2006年7月21日(金)「しんぶん赤旗」

主張

豪雨災害

救援に全力 命守る対策を


 記録的な大雨が、北陸・信越、近畿、中国、九州地方を襲い、深刻な被害が生まれています。死者・行方不明者は二十人(消防庁二十日午前八時現在)にのぼっています。

 被災地では、懸命の救援・復旧作業が進められています。これまでの雨で地盤が緩んでおり、引き続き、警戒が必要です。

 日本共産党の党機関、議員、党員は、各地で被災者を見舞い、要望を聞き、救援活動を行い、生活と住宅、営業の再建に向けて全力をあげています。

百年で一・五倍に

 「何十年も住んでいるが、こんな大水は初めて」。被災地の住民が語るように、長野県の多いところでは、降り始め(十五日)からの雨量が六〇〇ミリを超えました。予想をこえた大雨に、今後とも注意を払う必要があります。災害弱者といわれる高齢者や子どもの安全には特に注意を払いたいものです。

 限られた地域にたいし、短時間に多量に雨が降る「集中豪雨」は、毎年各地で発生しています。

 「集中豪雨」に明確な定義があるわけではありませんが、たとえば、一時間八〇ミリ以上の大雨は、一九七六年以降、四十一都道府県で発生しています。一日二〇〇ミリ以上の大雨は同じくすべての都道府県で体験しています。

 集中豪雨は、それぞれの地域では「記録的」であっても、国全体としては、経験があるのです。たくさんの犠牲が出ていることに胸が痛みます。今度こそ、国としての対策を強化して、命を守る体制をつくりあげてほしいと思います。

 注目されるのは、集中豪雨の発生回数が、百年単位でみても、ここ三十年単位でみても、増えていることです。

 一日の降水量が、二〇〇ミリ以上の日数は、二十世紀初頭(一九〇一―一九三〇年)と最近三十年間(一九七五―二〇〇四年)を比べると約一・五倍の増加です。

 増加は一様ではなく、増減を繰り返していますが、ここ三十年を十年ごとにみると、一九七六―八五年と比べ、一九九六―二〇〇五年は約一・四倍です。

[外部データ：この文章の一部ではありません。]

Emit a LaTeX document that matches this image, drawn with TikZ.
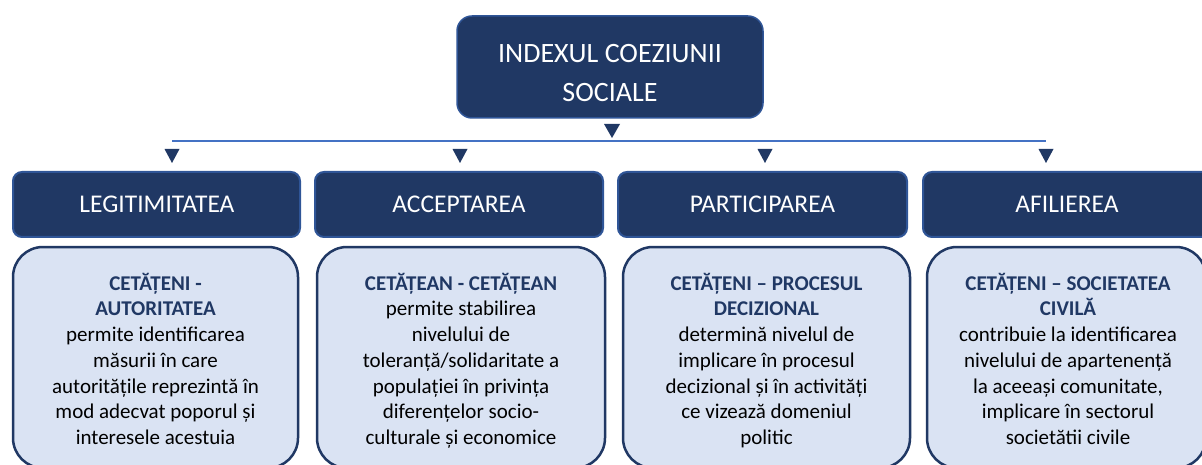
\documentclass[tikz,border=0pt]{standalone}
\usepackage{fontspec}
\setmainfont{Carlito}
\usetikzlibrary{calc}
\definecolor{navy}{HTML}{203864}
\definecolor{edgeblue}{HTML}{2F5597}
\definecolor{paleblue}{HTML}{DAE3F3}
\definecolor{lineblue}{HTML}{4472C4}
\newcommand{\firstline}[1]{\rule{0pt}{#1}}
\newcommand{\ttl}[1]{\textcolor{navy}{\bfseries #1}}
\begin{document}
\begin{tikzpicture}[x=1pt,y=-1pt,
  topbox/.style={draw=edgeblue, line width=1.5pt, fill=navy, rounded corners=15pt,
    minimum width=306pt, minimum height=102pt, inner sep=0pt},
  toptext/.style={text=white, align=center, inner sep=0pt, anchor=north,
    font=\fontsize{28}{39}\selectfont},
  headbox/.style={draw=edgeblue, line width=2pt, fill=navy, rounded corners=9pt,
    minimum height=65pt, inner sep=0pt},
  headtext/.style={text=white, inner sep=0pt, anchor=base,
    font=\fontsize{25.5}{30}\selectfont},
  descbox/.style={draw=navy, line width=2.5pt, fill=paleblue, rounded corners=30pt,
    minimum height=221pt, inner sep=0pt},
  desctext/.style={align=center, inner sep=0pt, anchor=north, text=black,
    font=\fontsize{21}{25.7}\selectfont},
  marker/.style={fill=navy},
  bar/.style={draw=lineblue, line width=1.3pt}
]
\useasboundingbox (0,0) rectangle (1202,465);
\clip (0,0) rectangle (1202,465);

% top box
\node[topbox] (top) at (610,67) {};
\node[toptext] (toplbl) at (610,32) {\firstline{30pt}INDEXUL COEZIUNII\\SOCIALE};

% connector bar and markers
\coordinate (mt) at (612,124);
\fill[marker] ($(mt)+(-8,0)$) -- ($(mt)+(8,0)$) -- ($(mt)+(0,14)$) -- cycle;
\coordinate (hl) at (172,141);
\coordinate (hr) at (1046,141);
\draw[bar] (hl) -- (hr);
\foreach \n/\x in {1/172,2/460,3/765,4/1046}{
  \coordinate (m\n) at (\x,149);
  \fill[marker] ($(m\n)+(-7.5,0)$) -- ($(m\n)+(7.5,0)$) -- ($(m\n)+(0,14)$) -- cycle;
}

% header boxes
\node[headbox, minimum width=287pt] (h1) at (156.5,204.5) {};
\node[headbox, minimum width=288pt] (h2) at (459,204.5) {};
\node[headbox, minimum width=289pt] (h3) at (762.5,204.5) {};
\node[headbox, minimum width=288pt] (h4) at (1067,204.5) {};
\node[headtext] (h1t) at (157,213) {LEGITIMITATEA};
\node[headtext] (h2t) at (459,213) {ACCEPTAREA};
\node[headtext] (h3t) at (762.5,213) {PARTICIPAREA};
\node[headtext] (h4t) at (1067,213) {AFILIEREA};

% description boxes
\node[descbox, minimum width=285pt] (d1) at (155.5,357.5) {};
\node[descbox, minimum width=288pt] (d2) at (461,357.5) {};
\node[descbox, minimum width=287pt] (d3) at (766.5,357.5) {};
\node[descbox, minimum width=279pt] (d4) at (1066.5,357.5) {};

\node[desctext] (d1t) at (155.5,270) {\firstline{20pt}\ttl{CETĂȚENI -}\\\ttl{AUTORITATEA}\\
permite identificarea\\măsurii în care\\autoritățile reprezintă în\\mod adecvat poporul și\\interesele acestuia};
\node[desctext] (d2t) at (461,270) {\firstline{20pt}\ttl{CETĂȚEAN - CETĂȚEAN}\\
permite stabilirea\\nivelului de\\toleranță/solidaritate a\\populației în privința\\diferențelor socio-\\culturale și economice};
\node[desctext] (d3t) at (766.5,270) {\firstline{20pt}\ttl{CETĂȚENI – PROCESUL}\\\ttl{DECIZIONAL}\\
determină nivelul de\\implicare în procesul\\decizional și în activități\\ce vizează domeniul\\politic};
\node[desctext] (d4t) at (1068,270) {\firstline{20pt}\ttl{CETĂȚENI – SOCIETATEA}\\\ttl{CIVILĂ}\\
contribuie la identificarea\\nivelului de apartenență\\la aceeași comunitate,\\implicare în sectorul\\societătii civile};
\end{tikzpicture}
\end{document}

一時間八〇ミリ以上の大雨も、同じく、一・六三倍になっています。

 気象庁の「異常気象レポート2005」(昨年十月)は、「『日本における大雨の出現数の長期的な増加傾向』には、地球温暖化の影響があらわれている可能性がある」とのべています。

 政府が、豪雨対策を検討するにあたって、こうした見方にたって、これまでの対策を抜本的に強化する必要があります。

 「異常気象レポート2005」は、「特に本土への台風の接近数の多い八―九月の二カ月でみると、最近約二十年間の大雨の出現数は、過去約百年でもっとも多くなっている」とのべています。

台風の接近に注意を

 この七月初旬から中旬の異常豪雨は、台風4号と梅雨前線の影響といわれています。台風の接近が増える今後にむけて、引き続き、豪雨対策を強めていくことが求められています。

 被災地の暮らしと住まいの再建はこれからです。「再建の意欲につながる支援をしてほしい」と被災者は訴えています。

 豪雨災害の救済が、抜本的に強化されなければなりません。新たな災害の発生に備えるとともに、政府は、被害の実態に即した支援を強化すべきです。